事務職員へのこの1冊

市町村立小中学校事務職員のたえまない日常~ちょっとは仕事しろ。

「大不況には本を読む」 橋本治著 中公新書ラクレ

2009-10-15 | 社会・経済

Hashimotoosamu04 橋本治のことばにはいつも納得させられてしまう。「桃尻娘」の昔から(わたし、大学の現代文学の授業では桃尻娘でレポート書きました。ひねくれた教授だったので優をくれましたー)、彼の言うことは常に正論なのであり、正論でありすぎるがゆえに“意表をつく存在”というレベルに貶められてきたように思う。

ただ、その正しさに不安をおぼえてしまうのも正直なところ。この啓蒙の書においても、啓蒙書であると気づいた瞬間から(橋本治の著作が啓蒙書でなかった試しなどないが)身構えてしまう。はたして以下の橋本のことばに、あなたはどう対抗できるだろう。

今更言うまでもありませんが、日本は変わった国です。なにしろ、世界情勢を考えるに際して、「自分の国のあり方」を前提にして考えません。「自分の国のあり方」を「さて置いて」にして、世界情勢や国際情勢を考えます。それが正しい「客観的な認識」だという風に思っているのですが、それは「まず外国人の考え方を頭に入れる」というやり方です。

1990年代になると、自由化に踏み出した中国が「世界の工場」と言われる方向に進み出します。安くて豊富な労働力がこれを可能にして、中国は「ものを作って輸出する」という方向に進みます。欧米先進国は、これで困りません。もう「ものを作って輸出する」ということをあまりしていないからです。「中国が輸出で儲けるなら、その中国に投資をして分け前を得ればいい」という考え方をするからです。
進出する中国に脅威を感じるのは、日本です。なにしろ日本は、まだ「ものを作って輸出する」ということを当然にしている、世界でも珍しい先進国だからです。(略)そして、そのおかげで、日本は2008年秋に起こった金融危機からの被害を免れているのです……免れてそして、その後に起こる「円高による売上額の激減」と「世界的なマーケットの縮小」という事態に直面してしまうのです。

データ至上主義者達は暴走して、その暴走する道筋には「富」がばらまかれ、「データは分からないが富には敏感」という人達がこれに巻き込まれ、「もう危ないよ」という危険信号は何度も点りながら、暴走した「思惑」は、やがてデッドエンドに乗りあげるのです……それが2008年の秋です。
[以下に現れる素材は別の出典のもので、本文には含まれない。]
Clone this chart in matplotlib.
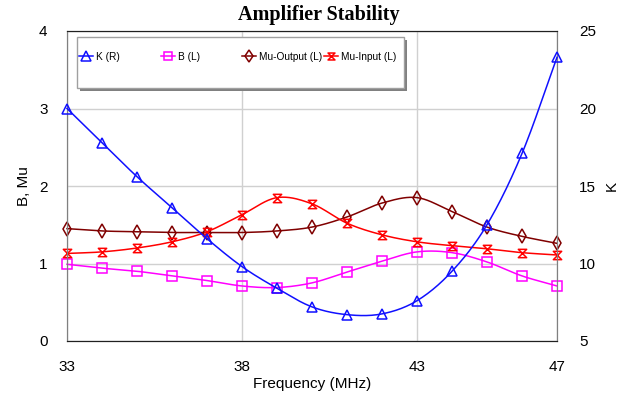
import numpy as np
import matplotlib
matplotlib.use("Agg")
import matplotlib.pyplot as plt
from matplotlib.path import Path
from matplotlib.lines import Line2D
from matplotlib.patches import Rectangle

freq = [33, 34, 35, 36, 37, 38, 39, 40, 41, 42, 43, 44, 45, 46, 47]
k_vals = [20.0, 17.8, 15.6, 13.6, 11.6, 9.8, 8.4, 7.2, 6.7, 6.75, 7.6, 9.5, 12.5, 17.1, 23.3]
b_vals = [0.99, 0.94, 0.90, 0.84, 0.78, 0.71, 0.69, 0.75, 0.89, 1.03, 1.15, 1.14, 1.02, 0.84, 0.71]
mu_out = [1.45, 1.42, 1.41, 1.40, 1.40, 1.40, 1.42, 1.47, 1.60, 1.78, 1.85, 1.67, 1.47, 1.35, 1.26]
mu_in = [1.13, 1.15, 1.20, 1.28, 1.41, 1.63, 1.85, 1.77, 1.52, 1.37, 1.28, 1.23, 1.19, 1.14, 1.11]
labels = ["K (R)", "B (L)", "Mu-Output (L)", "Mu-Input (L)"]
x_ticks = [33, 38, 43, 47]
left_ticks = [0, 1, 2, 3, 4]
right_ticks = [5, 10, 15, 20, 25]

plt.rcParams['font.family'] = ['Liberation Sans', 'DejaVu Sans']

hourglass = Path([(-1, 1), (1, 1), (-1, -1), (1, -1), (-1, 1)],
                 [Path.MOVETO, Path.LINETO, Path.LINETO, Path.LINETO, Path.CLOSEPOLY])


def smooth(x, y, n=20):
    # Catmull-Rom rendering of the line through the data points
    x = np.asarray(x, float); y = np.asarray(y, float)
    px = np.concatenate([[2 * x[0] - x[1]], x, [2 * x[-1] - x[-2]]])
    py = np.concatenate([[2 * y[0] - y[1]], y, [2 * y[-1] - y[-2]]])
    xs, ys = [], []
    t = np.linspace(0, 1, n, endpoint=False)
    for i in range(1, len(px) - 2):
        for p, out in ((px, xs), (py, ys)):
            p0, p1, p2, p3 = p[i - 1], p[i], p[i + 1], p[i + 2]
            out.extend(0.5 * ((2 * p1) + (-p0 + p2) * t + (2 * p0 - 5 * p1 + 4 * p2 - p3) * t ** 2
                              + (-p0 + 3 * p1 - 3 * p2 + p3) * t ** 3))
    xs.append(x[-1]); ys.append(y[-1])
    return np.array(xs), np.array(ys)


fig = plt.figure(figsize=(6.37, 3.96), dpi=100)
ax = fig.add_axes([67 / 637, 1 - 341 / 396, 490 / 637, 310 / 396])
ax2 = ax.twinx()

ax.set_xlim(33, 47)
ax.set_ylim(0, 4)
ax2.set_ylim(5, 25)
ax.set_xticks(x_ticks)
ax.set_yticks(left_ticks)
ax2.set_yticks(right_ticks)
ax.grid(True, color='#d0d0d0', linewidth=1)
ax.set_axisbelow(True)

series = [
    (ax2, k_vals, '#1010ff', '^', 7.5),
    (ax, b_vals, '#ff00ff', 's', 7),
    (ax, mu_out, '#800000', 'd', 7),
    (ax, mu_in, '#ff0000', hourglass, 6),
]
handles = []
for (a, vals, col, mk, ms), lab in zip(series, labels):
    sx, sy = smooth(freq, vals)
    a.plot(sx, sy, color=col, linewidth=1.1, clip_on=False, zorder=3)
    a.plot(freq, vals, linestyle='none', marker=mk, markersize=ms, markerfacecolor='none',
           markeredgecolor=col, markeredgewidth=1.1, clip_on=False, zorder=4)
    handles.append(Line2D([], [], color=col, linewidth=1.1, marker=mk, markersize=ms - 1,
                          markerfacecolor='none', markeredgecolor=col, markeredgewidth=1.1))

for a in (ax, ax2):
    a.tick_params(length=0, labelsize=11, pad=14)
    a.spines['left'].set_color('#808080')
    a.spines['right'].set_color('#808080')
    a.spines['top'].set_color('#202020')
    a.spines['bottom'].set_color('#202020')
ax.tick_params(axis='x', pad=14)
ax2.tick_params(axis='y', pad=16)

ax.set_xlabel("Frequency (MHz)", fontsize=11, labelpad=2)
ax.set_ylabel("B, Mu", fontsize=11, labelpad=6)
ax2.set_ylabel("K", fontsize=11, labelpad=6)

fig.text(0.5, 1 - 15 / 396, "Amplifier Stability", ha='center', va='center',
         fontsize=14.5, fontweight='bold', family=['Liberation Serif', 'DejaVu Serif'])

# legend box with shadow
fig.patches.append(Rectangle((80 / 637, 1 - 91 / 396), 327 / 637, 51 / 396, transform=fig.transFigure,
                             facecolor='#808080', edgecolor='none', zorder=5))
fig.patches.append(Rectangle((77 / 637, 1 - 88 / 396), 327 / 637, 51 / 396, transform=fig.transFigure,
                             facecolor='white', edgecolor='#a0a0a0', linewidth=1, zorder=6))
xpos = [79, 161, 242, 324]
for h, lab, xp in zip(handles, labels, xpos):
    lg = fig.legend([h], [lab], loc='center left', bbox_to_anchor=(xp / 637, 1 - 57 / 396),
                    frameon=False, fontsize=7.3, handlelength=1.4, handletextpad=0.25,
                    borderaxespad=0, borderpad=0)
    lg.set_zorder(7)

fig.savefig("out.png", dpi=100)
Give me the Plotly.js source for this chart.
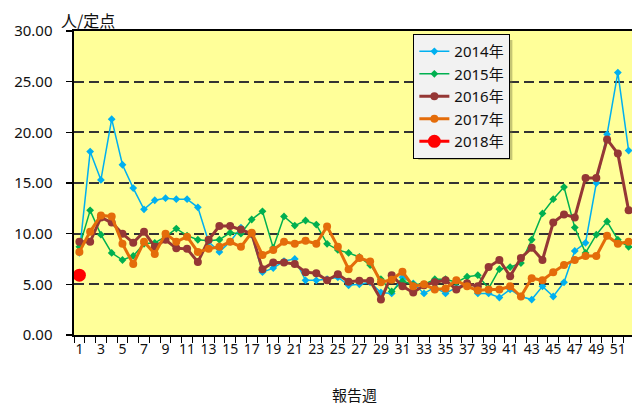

突然の大資本の出現は、その地域の経済を拡大させます。でも、その「拡大」は、その地域の中から生まれ出たものではありません。その地域の力は飽和状態になっていて、だからこそ外部からの「新しい力」に訪れてもらわなければならなかったのです。
大資本の登場によって、その地域は一時的に活性化して「発展」の色を見せますが、その発展を持続させるためには、外からやって来た大資本の力に依存し、大資本の存在する「遠くの経済圏の一員」になるしかないのです。それが「侵略」ですが、この「侵略」は、いたって日常的な形で起こります。つまり、「就職」です。
大資本にやって来られる……大資本のある経済圏と接近するということは、「就職口が増える」ということでもあって、そのことによって人は、外へ出て行ってしまうのです。

……本当に2008年の恐慌によって世界の何かが変わったのか、読者はそれを検証する間もなくなにごとかに対処せねばならぬ、と考える。オルガナイザーとしての橋本の力業が、またしても炸裂している。

本当に、この恐慌は今までとは違う種類のものなのだろうか。誰か反論ないですか。橋本にケンカを売るのは勇気がいるけどねぇ。